Finding the Right Nursing Home for An Aging Parent

Generally, it is inevitable that there will come a time when we must help our parents make the transition from living independently to moving into an assisted living community. This is a significant change for both parents and their adult children. It is a change that comes with mixed emotions but can have a positive impact on your loved one’s health and wellbeing. Everyone wants to ensure the best long-term care possible for their loved one. When it comes to finding the right nursing home, doing your research is key! 

Searching for Nursing Homes

Start Doing Research Online

The quickest way to compile a list of residential care contenders is to conduct a thorough search online. Start by visiting Medicare Nursing Home Compare to view nursing homes that accept Medicare or Medicaid. You can filter by star rating, facility size, and CCRC or hospital settings. Some states have specific online databases of care communities, so it is worth checking if that applies to you. Additionally, you can use ProPublica’s Nursing Home Inspect site to compare residential facilities based on deficiencies cited by regulators and penalties imposed within the previous three years. Once you make a list of possible options within your area, visit their website and social media pages and find online reviews to give you a better understanding of the environment. 

Ask People You Trust

Follow up your online search by asking your parent’s doctor if he or she either recommends or provides care to specific care homes. Friends and neighbors of your loved one may have insight into quality nursing homes nearby. If your parent is in the hopsital, the social worker on-site will be able to help you find a nursing home that meets your loved one’s unique set of needs. Contacting a local senior center is also a good idea, as they often work with many care providers.

Review Financial Details

Medicare payouts are complicated and it’s worth speaking with a professional about your specific circumstances before making a decision. Keep in mind that Medicare Part A provides coverage for short-term stays in skilled nursing facilities (Advantage plans may have different rules). Medicare can pay a portion of the host for up to 100 days but only if the patient is admitted within 30 days of leaving a hospital after being inpatient for at least three consecutive days. Furthermore, the short-term skilled nursing care must be for the same condition they were hospitalized for. A new hospitalization or 60 straight days of skilled care can then kick off another 100 days of partial Medicare coverage. 

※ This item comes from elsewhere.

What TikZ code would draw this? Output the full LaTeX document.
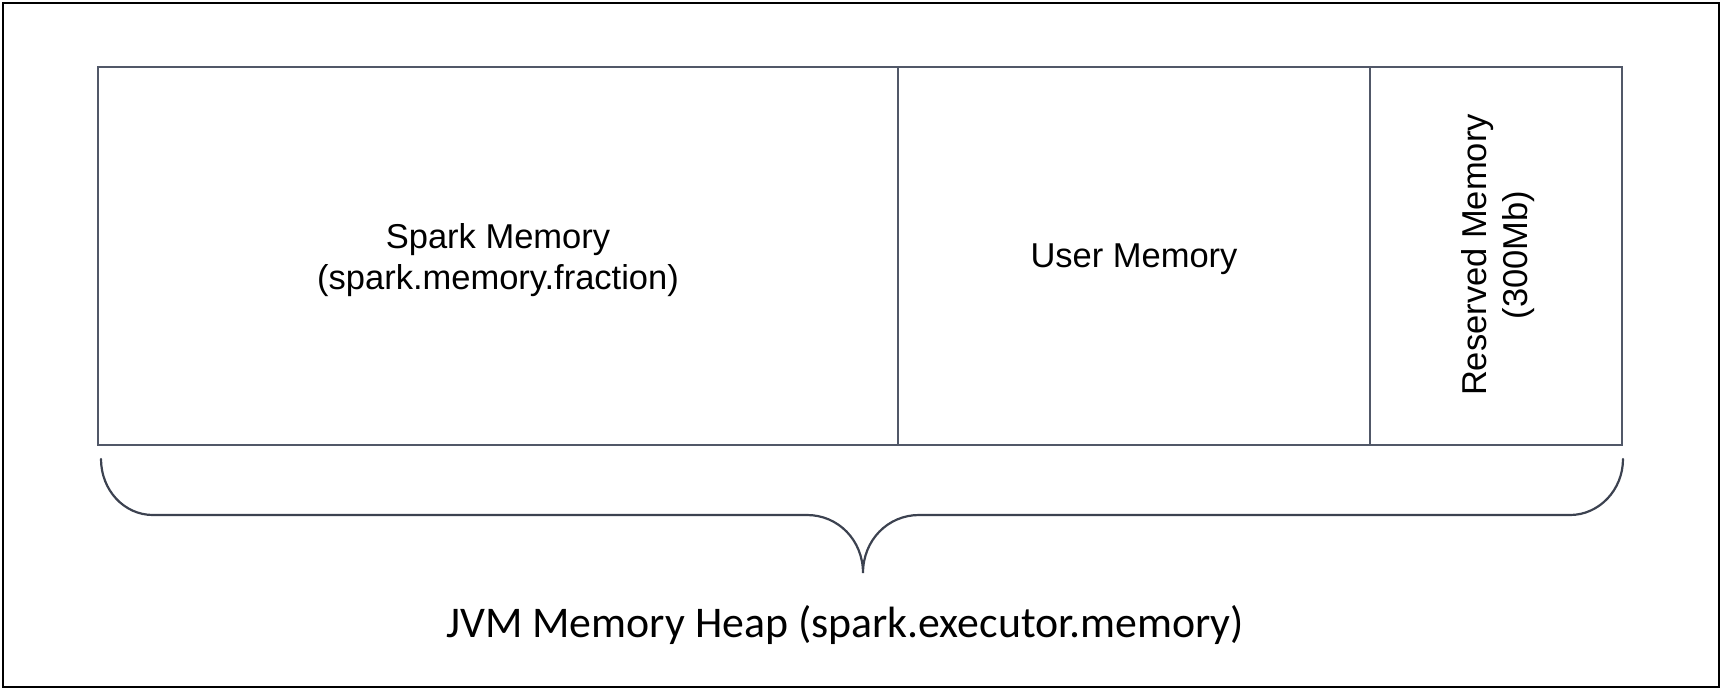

No Medicare? Then your parents can pay out of pocket or “spend down” their assets until they qualify for Medicaid. 

It’s important to understand what financial assistance is currently available and how much money your loved one has to put toward their nursing home care when looking for the right long-term solution for them. 

Visit Your Top Picks

No online or word of mouth search can help you narrow down your options as effectively as in-person visits. If you live out of state, ask someone else to attend visits for you. The most important thing is to involve your parent in the decision-making process as much as possible. Here are some things to consider when you tour potential nursing homes: 

  • Is the environment chaotic and noisy or calm and quiet? 
  • Are the residents well groomed (look at their hair, fingernails, clothing, etc.)?
  • What is the staff to resident ratio? What is their turnover rate?
  • Do the staff use care planning software or other health technology that signals a progressive, forward-thinking approach to care?
  • What kind of social, recreational, or religious activities are important to your loved one and how would they be able to participate in those? 
  • What level of transportation does the nursing home provide?
  • What is the quality of the meals provided? Ask to see a menu.
  • What are the policies around visitors? Are there any private spaces to have visits?
  • How does the nursing home make sure residents get preventative care?